Gauri Kartini Shastry
Ph.D. Candidate, Harvard University
Research Fellow, Center for Global Development
Friday, January 18, 2008
12:00 p.m.--1:00 p.m.
(Please bring your lunch--drinks provided.)
Center for Global Development
1800 Massachusetts Avenue, NW, Third Floor, Washington, D.C.
Abstract: Recent studies have shown that trade liberalization increases skilled wage premiums in developing countries. This result suggests globalization may benefit elite skilled workers relatively more than poor unskilled workers, increasing inequality. This effect may be mitigated, however, if human capital investment responds to new global opportunities. A key question is whether a country with a more elastic human capital supply is better positioned to benefit from globalization. I study how the impact of globalization varies across Indian districts with different costs of skill acquisition. I focus on the cost of learning English, a relevant qualification for high-skilled export jobs. Linguistic diversity in India compels individuals to learn either English or Hindi as a lingua franca.

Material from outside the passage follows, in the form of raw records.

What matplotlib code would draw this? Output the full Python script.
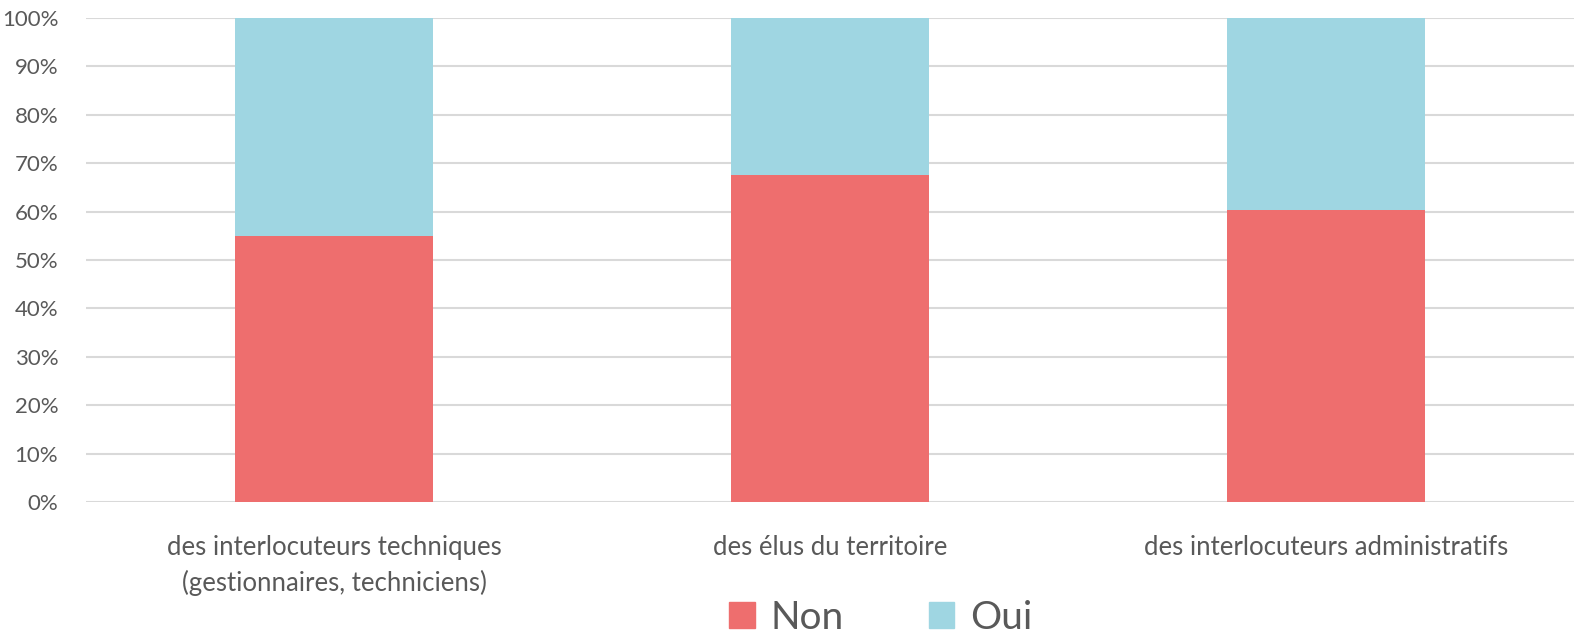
import numpy as np
import matplotlib.pyplot as plt
from matplotlib.patches import Patch

categories = ["des interlocuteurs techniques\n(gestionnaires, techniciens)",
              "des élus du territoire",
              "des interlocuteurs administratifs"]
non = np.array([55.0, 67.5, 60.3])
oui = 100 - non

plt.rcParams['font.family'] = ['Lato', 'DejaVu Sans']
txt = '#595959'
red = '#EE6E6E'
blue = '#9FD6E2'

fig = plt.figure(figsize=(15.81, 6.33), dpi=100)
ax = fig.add_axes([86 / 1581, 1 - 502 / 633, 1488 / 1581, 484 / 633])

x = np.arange(len(categories))
ax.bar(x, non, width=0.4, color=red, zorder=3)
ax.bar(x, oui, bottom=non, width=0.4, color=blue, zorder=3)

ax.set_xlim(-0.5, len(categories) - 0.5)
ax.set_ylim(0, 100)
ax.set_yticks(np.arange(0, 101, 10))
ax.set_yticklabels([f"{v}%" for v in range(0, 101, 10)], color=txt, fontsize=16)
ax.set_xticks(x)
ax.set_xticklabels(categories, color=txt, fontsize=18.5, linespacing=1.45)
ax.tick_params(length=0, axis='y', pad=20)
ax.tick_params(length=0, axis='x', pad=24)
ax.yaxis.grid(True, color='#d9d9d9', linewidth=1.5, zorder=0)
for s in ax.spines.values():
    s.set_visible(False)

handles = [Patch(color=red, label='Non'), Patch(color=blue, label='Oui')]
fig.legend(handles=handles, loc='lower center', bbox_to_anchor=(0.557, -0.06), ncol=2,
           frameon=False, fontsize=28, labelcolor=txt, handlelength=0.65,
           handleheight=0.65, handletextpad=0.4, columnspacing=2.2)

fig.savefig('out.png', dpi=100)
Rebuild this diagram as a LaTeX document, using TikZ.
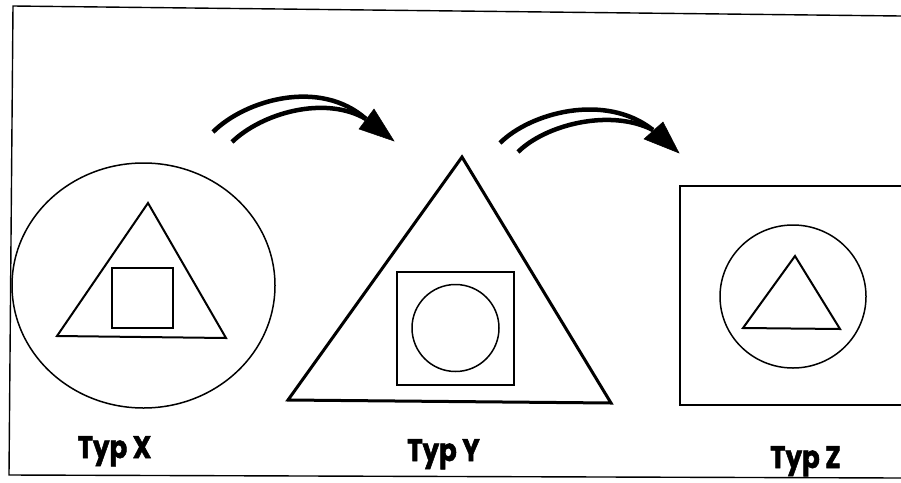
\documentclass[tikz,border=0pt]{standalone}
\usepackage{fontspec}
\setmainfont{Poppins}
\newfontfamily\lblfont{Poppins}[FakeStretch=0.84, FakeBold=1.6]
\begin{document}
\begin{tikzpicture}[x=1pt,y=-1pt,
  frame/.style={line width=1.4pt, draw=black},
  thin/.style={line width=1.5pt, draw=black},
  mid/.style={line width=2pt, draw=black},
  thick/.style={line width=3pt, draw=black, line join=miter},
  stroke/.style={line width=4.5pt, draw=black},
  head/.style={fill=black, draw=black, line width=0.5pt},
  lbl/.style={font=\lblfont\fontsize{31}{31}\selectfont\bfseries, anchor=base, inner sep=0pt}]
\useasboundingbox (0,0) rectangle (901,482);
% frame
\draw[frame] (901,16) -- (13,6) -- (9,475) -- (901,478);
% Typ X
\draw[thin] (143.5,285.5) ellipse [x radius=131.5, y radius=122.5];
\draw[mid] (148,203) -- (57,336) -- (226,338) -- cycle;
\draw[mid] (112,268) rectangle (173,328);
% Typ Y
\draw[thick] (462,157) -- (288,400) -- (611,403) -- cycle;
\draw[thin] (397,272) rectangle (514,385);
\draw[thin] (455.5,328) circle [radius=43.5];
% Typ Z
\draw[frame] (904,186) -- (680,186) -- (680,405) -- (904,405);
\draw[thin] (793,296.5) ellipse [x radius=73, y radius=71.5];
\draw[mid] (795,256) -- (743,328) -- (840,329) -- cycle;
% arrows
\coordinate (a1o) at (213,132);
\coordinate (a1i) at (232,142);
\coordinate (a1b) at (366,119);
\coordinate (a1t) at (394,141);
\draw[stroke] (a1o) .. controls (245,100) and (320,78) .. (a1b);
\draw[stroke] (a1i) .. controls (262,113) and (325,95) .. (a1b);
\fill[head] (a1t) -- (374,109) -- (359,129) -- cycle;
\coordinate (a2o) at (500,143);
\coordinate (a2i) at (518,152);
\coordinate (a2b) at (653,130);
\coordinate (a2t) at (679,153);
\draw[stroke] (a2o) .. controls (530,113) and (605,92) .. (a2b);
\draw[stroke] (a2i) .. controls (545,125) and (610,108) .. (a2b);
\fill[head] (a2t) -- (663,122) -- (644,139) -- cycle;
% labels
\node[lbl] (tx) at (114.5,458) {Typ X};
\node[lbl] (ty) at (443.5,461) {Typ Y};
\node[lbl] (tz) at (805.5,468) {Typ Z};
\end{tikzpicture}
\end{document}
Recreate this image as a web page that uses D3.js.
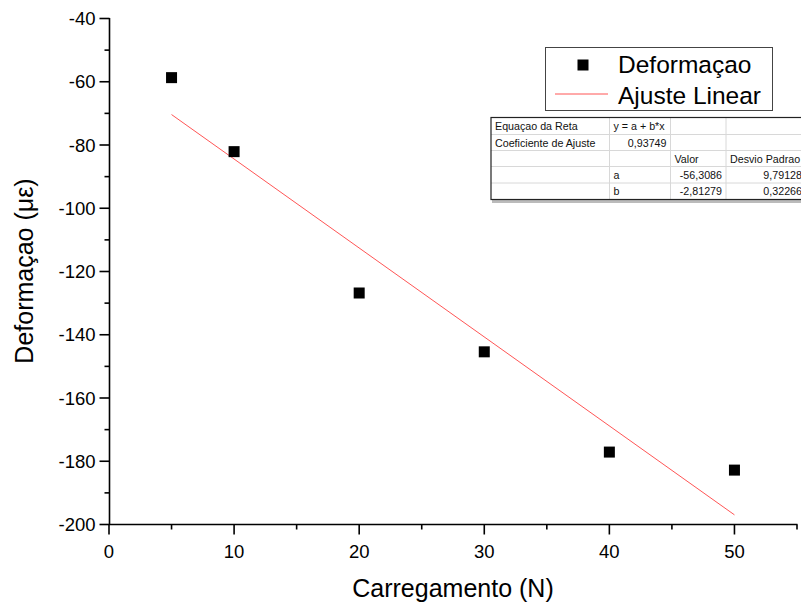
<!DOCTYPE html>
<html>
<head>
<meta charset="utf-8">
<script src="https://cdn.jsdelivr.net/npm/d3@7"></script>
<style>
  body { margin: 0; background: #fff; }
  svg { display: block; font-family: Arial, "Liberation Sans", sans-serif; }
</style>
</head>
<body>
<svg id="chart" width="801" height="602"></svg>
<script>
// measured points (load in N, strain)
const loads = [5, 10, 20, 30, 40, 50];
const strains = [-58.7, -82.1, -126.8, -145.4, -177.1, -182.8];

// linear fit y = a + b*x
const fitA = -56.3086;
const fitB = -2.81279;

const xTicks = [0, 10, 20, 30, 40, 50];
const yTicks = [-40, -60, -80, -100, -120, -140, -160, -180, -200];

const tableRows = [
    ["Equaçao da Reta", "y = a + b*x", "", ""],
    ["Coeficiente de Ajuste", "0,93749", "", ""],
    ["", "", "Valor", "Desvio Padrao"],
    ["", "a", "-56,3086", "9,79128"],
    ["", "b", "-2,81279", "0,32266"]
];
// alignment per cell: l = left, r = right
const tableAlign = [
    ["l", "l", "l", "l"],
    ["l", "r", "l", "l"],
    ["l", "l", "l", "l"],
    ["l", "l", "r", "r"],
    ["l", "l", "r", "r"]
];

const svg = d3.select("#chart");

const x = d3.scaleLinear().domain([0, 55]).range([109, 797]);
const y = d3.scaleLinear().domain([-200, -40]).range([524.5, 18.5]);

// axes
const xAxis = svg.append("g").attr("transform", "translate(0,524.5)");
xAxis.append("line").attr("x1", 109).attr("x2", 797.5).attr("stroke", "#000").attr("stroke-width", 1.6);
for (let v = 0; v <= 55; v += 5) {
    let major = xTicks.includes(v);
    xAxis.append("line")
        .attr("x1", x(v)).attr("x2", x(v))
        .attr("y1", 0).attr("y2", major ? 10 : 5)
        .attr("stroke", "#000").attr("stroke-width", 1.6);
}
xAxis.selectAll("text.tick").data(xTicks).enter().append("text")
    .attr("x", d => x(d)).attr("y", 33)
    .attr("text-anchor", "middle")
    .attr("font-size", 18.5)
    .text(d => d);

const yAxis = svg.append("g").attr("transform", "translate(109.5,0)");
yAxis.append("line").attr("y1", 18).attr("y2", 525).attr("stroke", "#000").attr("stroke-width", 1.6);
for (let v = -200; v <= -40; v += 10) {
    let major = yTicks.includes(v);
    yAxis.append("line")
        .attr("x1", 0).attr("x2", major ? -10 : -5)
        .attr("y1", y(v)).attr("y2", y(v))
        .attr("stroke", "#000").attr("stroke-width", 1.6);
}
yAxis.selectAll("text.tick").data(yTicks).enter().append("text")
    .attr("x", -14).attr("y", d => y(d) + 6.5)
    .attr("text-anchor", "end")
    .attr("font-size", 18.5)
    .text(d => d);

// axis titles
svg.append("text")
    .attr("x", 453).attr("y", 597)
    .attr("text-anchor", "middle")
    .attr("font-size", 25)
    .text("Carregamento (N)");

svg.append("text")
    .attr("transform", "translate(33,271) rotate(-90)")
    .attr("text-anchor", "middle")
    .attr("font-size", 25)
    .text("Deformaçao (με)");

// fit line
const xMin = d3.min(loads), xMax = d3.max(loads);
svg.append("line")
    .attr("x1", x(xMin)).attr("y1", y(fitA + fitB * xMin))
    .attr("x2", x(xMax)).attr("y2", y(fitA + fitB * xMax))
    .attr("stroke", "#ff2a2a").attr("stroke-width", 0.8);

// data points
const sz = 11;
svg.selectAll("rect.pt").data(loads).enter().append("rect")
    .attr("x", (d, i) => x(d) - sz / 2)
    .attr("y", (d, i) => y(strains[i]) - sz / 2)
    .attr("width", sz).attr("height", sz)
    .attr("fill", "#000");

// legend
const leg = svg.append("g");
leg.append("rect").attr("x", 545.5).attr("y", 47.5).attr("width", 227).attr("height", 63)
    .attr("fill", "#fff").attr("stroke", "#444").attr("stroke-width", 1);
leg.append("rect").attr("x", 583 - sz / 2).attr("y", 65 - sz / 2).attr("width", sz).attr("height", sz).attr("fill", "#000");
leg.append("line").attr("x1", 555).attr("x2", 608).attr("y1", 94).attr("y2", 94)
    .attr("stroke", "#ff2a2a").attr("stroke-width", 0.8);
leg.append("text").attr("x", 618).attr("y", 73).attr("font-size", 24.5).text("Deformaçao");
leg.append("text").attr("x", 618).attr("y", 104).attr("font-size", 24.5).text("Ajuste Linear");

// fit results table
const colX = [491, 609.5, 670.5, 726, 806];
const rowY = [117.5, 134.5, 150.5, 166.5, 183, 199.5];
const tbl = svg.append("g");
tbl.append("rect").attr("x", 492).attr("y", 200).attr("width", 320).attr("height", 3).attr("fill", "#bbb");
tbl.append("rect").attr("x", colX[0]).attr("y", rowY[0]).attr("width", colX[4] - colX[0]).attr("height", rowY[5] - rowY[0])
    .attr("fill", "#fff");
for (let r = 1; r < 5; r++) {
    tbl.append("line").attr("x1", colX[0]).attr("x2", colX[4]).attr("y1", rowY[r]).attr("y2", rowY[r])
        .attr("stroke", "#d8d8d8").attr("stroke-width", 1);
}
for (let c = 1; c < 4; c++) {
    tbl.append("line").attr("x1", colX[c]).attr("x2", colX[c]).attr("y1", rowY[0]).attr("y2", rowY[5])
        .attr("stroke", "#d8d8d8").attr("stroke-width", 1);
}
tbl.append("rect").attr("x", colX[0]).attr("y", rowY[0]).attr("width", colX[4] - colX[0]).attr("height", rowY[5] - rowY[0])
    .attr("fill", "none").attr("stroke", "#222").attr("stroke-width", 1.2);
tableRows.forEach((row, r) => {
    row.forEach((txt, c) => {
        if (!txt) return;
        let right = tableAlign[r][c] === "r";
        tbl.append("text")
            .attr("x", right ? colX[c + 1] - 4 : colX[c] + 4)
            .attr("y", rowY[r] + 12)
            .attr("text-anchor", right ? "end" : "start")
            .attr("font-size", 10.7)
            .attr("fill", "#111")
            .text(txt);
    });
});
</script>
</body>
</html>
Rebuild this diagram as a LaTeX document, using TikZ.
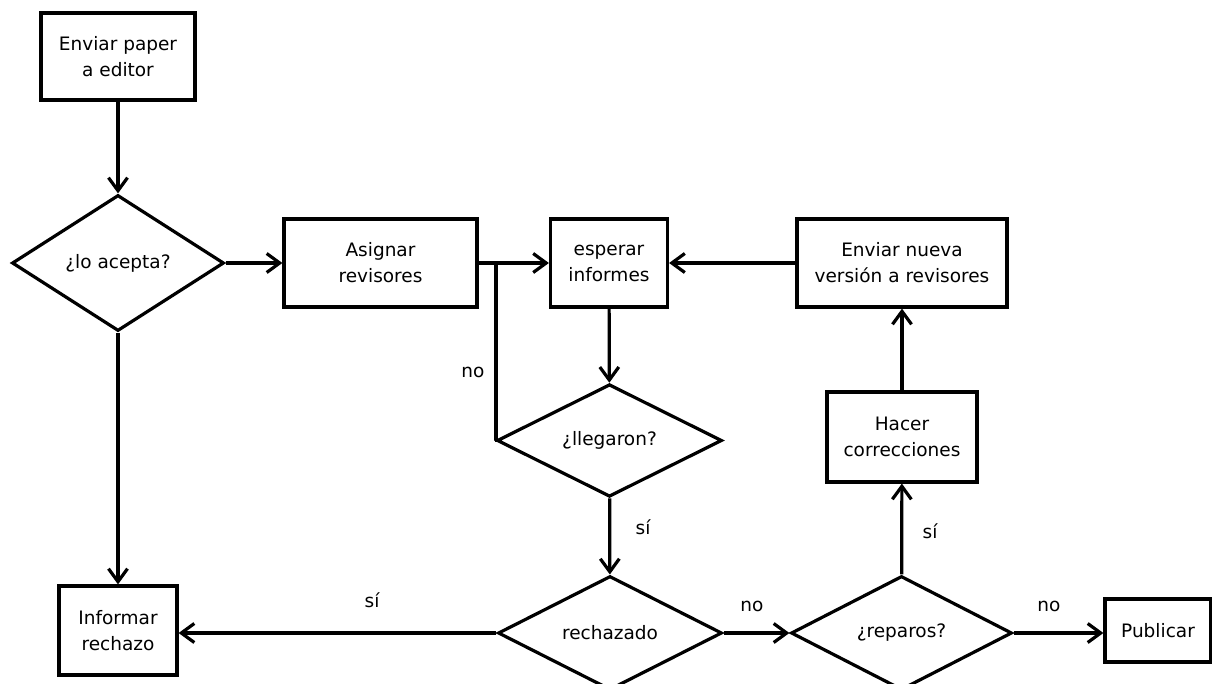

Some districts have lower relative costs of learning English due to linguistic predispositions and psychic costs associated with past nationalistic pressure to adopt Hindi. I demonstrate that districts with a more elastic supply of English skills benefited more from globalization: they experienced greater growth in both information technology jobs and school enrollment. Consistent with this human capital response, they experienced smaller increases in skilled wage premiums.